Sometime after that fateful viewing on Night Flight, I managed to locate a copy of their album "Scatology" at the edgy record store in Great Northern Mall. It is full of what I still consider to be some of the most spiritual music I have ever heard. It is also really scary in places, and I would only listen to it downstairs in the living room with all the lights on. My mom was not too keen on it, but she tolerated it as she tolerated almost all of my bizzare flights of fancy. That album for me was one of the most personal things I ever owned--I imagine I must have played it for various friends, but it always remained a very private, ritualistic experience for me. I must have sold it for a dollar when I moved to Albuquerque and sold all my albums for a dollar---I hope whomever bought it went on to get hundreds of dollars for it, as it is a very rare piece of vinyl. I taped it before getting rid of it---with Walk on the Wild Side by Lou Reed on the other side of the tape. I have listened to it on occasion over the years, whenever I felt a need to reconnect with that part of myself that I let go once in a while.
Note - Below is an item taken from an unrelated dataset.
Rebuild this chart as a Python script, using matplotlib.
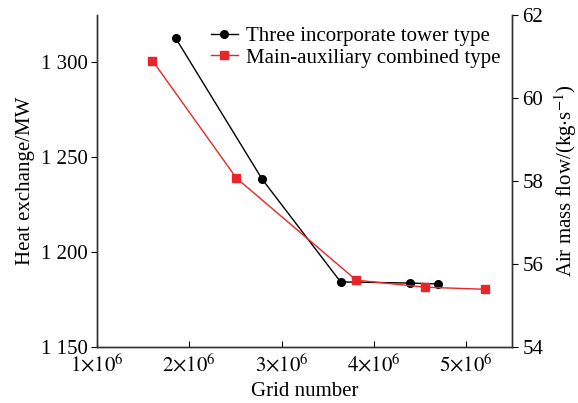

I don't remember when or how I got a cassette of "Love's Secret Domain", but I know that it was my constant companion for most of my "goth industrial" years, and I still think it is one of the most beautiful albums I have ever heard. Acid/techno music, they seem to call it, with lyrics inspired by Blake. What's not to love.
Honestly, I didn't know much at all about the men who made these soundtracks to my life until today, a lot of which I have spent reading everything I can find. I knew that they were into magick(Crowley style) and I knew that they were all about male energy, which speaks to a part of me that few other things do. Today I learned that Jhonn was not only highly spiritual and intelligent but really really funny, and that makes it all the sadder. I'll be listening to Coil for a few days, thinking of him and what an important part he's played in who I am, even if I never really realized it. Jhonn Balance is missed.